* [DATASET RECORDS]:

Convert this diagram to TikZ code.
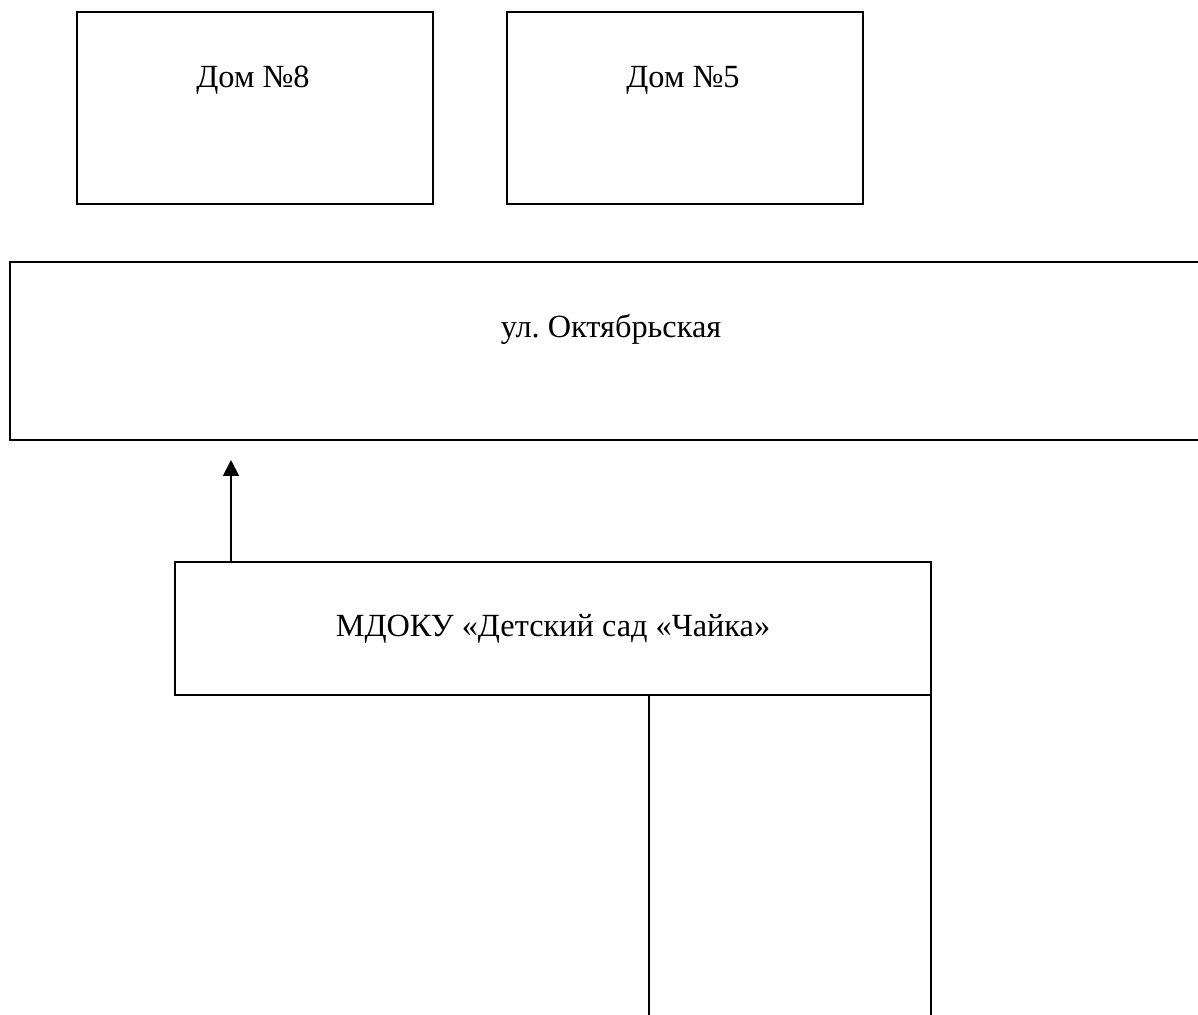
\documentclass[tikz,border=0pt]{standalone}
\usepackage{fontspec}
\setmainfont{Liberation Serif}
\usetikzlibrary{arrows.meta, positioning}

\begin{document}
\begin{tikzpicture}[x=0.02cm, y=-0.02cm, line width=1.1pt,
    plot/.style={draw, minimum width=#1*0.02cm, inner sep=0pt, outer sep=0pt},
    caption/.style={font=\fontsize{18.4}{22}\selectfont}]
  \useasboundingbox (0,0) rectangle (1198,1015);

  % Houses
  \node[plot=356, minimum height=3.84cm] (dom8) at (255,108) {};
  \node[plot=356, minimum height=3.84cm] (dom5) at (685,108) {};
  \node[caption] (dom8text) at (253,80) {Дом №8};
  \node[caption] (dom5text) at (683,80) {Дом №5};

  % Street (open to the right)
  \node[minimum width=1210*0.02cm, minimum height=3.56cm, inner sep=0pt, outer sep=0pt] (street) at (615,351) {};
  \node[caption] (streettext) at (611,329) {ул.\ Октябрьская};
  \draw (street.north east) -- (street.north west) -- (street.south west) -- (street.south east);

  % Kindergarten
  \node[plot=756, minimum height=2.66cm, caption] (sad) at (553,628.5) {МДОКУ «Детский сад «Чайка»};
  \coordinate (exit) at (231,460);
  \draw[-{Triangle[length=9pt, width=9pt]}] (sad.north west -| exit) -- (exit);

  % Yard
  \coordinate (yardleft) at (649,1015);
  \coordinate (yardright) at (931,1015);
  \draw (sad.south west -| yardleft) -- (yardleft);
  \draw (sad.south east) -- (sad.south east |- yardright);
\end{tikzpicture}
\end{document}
--
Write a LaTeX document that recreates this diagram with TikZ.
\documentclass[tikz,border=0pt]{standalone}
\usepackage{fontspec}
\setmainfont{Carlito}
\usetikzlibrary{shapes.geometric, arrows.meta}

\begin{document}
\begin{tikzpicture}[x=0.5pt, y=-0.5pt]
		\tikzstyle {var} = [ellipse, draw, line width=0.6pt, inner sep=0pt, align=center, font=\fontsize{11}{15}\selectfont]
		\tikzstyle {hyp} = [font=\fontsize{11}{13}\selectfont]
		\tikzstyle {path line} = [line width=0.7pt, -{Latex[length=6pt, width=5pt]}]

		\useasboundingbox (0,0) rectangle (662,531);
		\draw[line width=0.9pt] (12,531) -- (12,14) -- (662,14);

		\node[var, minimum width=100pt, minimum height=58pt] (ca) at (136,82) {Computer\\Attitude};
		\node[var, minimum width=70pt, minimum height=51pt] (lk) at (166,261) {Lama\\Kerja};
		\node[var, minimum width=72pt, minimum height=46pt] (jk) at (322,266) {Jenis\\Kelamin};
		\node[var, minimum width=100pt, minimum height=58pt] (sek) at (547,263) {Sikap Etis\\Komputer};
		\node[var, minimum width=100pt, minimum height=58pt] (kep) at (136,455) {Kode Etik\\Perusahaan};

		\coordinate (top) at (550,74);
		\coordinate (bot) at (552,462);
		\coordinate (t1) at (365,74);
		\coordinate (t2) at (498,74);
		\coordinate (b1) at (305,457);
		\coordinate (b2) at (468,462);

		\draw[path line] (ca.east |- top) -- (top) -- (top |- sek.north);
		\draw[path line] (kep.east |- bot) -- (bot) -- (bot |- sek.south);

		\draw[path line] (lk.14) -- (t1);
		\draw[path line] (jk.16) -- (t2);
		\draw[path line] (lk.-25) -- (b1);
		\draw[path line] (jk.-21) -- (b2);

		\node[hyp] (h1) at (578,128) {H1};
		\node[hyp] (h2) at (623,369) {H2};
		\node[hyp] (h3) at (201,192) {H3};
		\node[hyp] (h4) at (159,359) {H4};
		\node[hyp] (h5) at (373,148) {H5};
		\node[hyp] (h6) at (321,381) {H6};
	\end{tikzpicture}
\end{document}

* [REQUEST]:
Retype only the lines above from the one with "Convert this diagram to TikZ code." through the one with "(dom5text) at (683,80)", exactly and with both ends. Images stay out.

* [RESULT]:
Convert this diagram to TikZ code.
\documentclass[tikz,border=0pt]{standalone}
\usepackage{fontspec}
\setmainfont{Liberation Serif}
\usetikzlibrary{arrows.meta, positioning}

\begin{document}
\begin{tikzpicture}[x=0.02cm, y=-0.02cm, line width=1.1pt,
    plot/.style={draw, minimum width=#1*0.02cm, inner sep=0pt, outer sep=0pt},
    caption/.style={font=\fontsize{18.4}{22}\selectfont}]
  \useasboundingbox (0,0) rectangle (1198,1015);

  % Houses
  \node[plot=356, minimum height=3.84cm] (dom8) at (255,108) {};
  \node[plot=356, minimum height=3.84cm] (dom5) at (685,108) {};
  \node[caption] (dom8text) at (253,80) {Дом №8};
  \node[caption] (dom5text) at (683,80) {Дом №5};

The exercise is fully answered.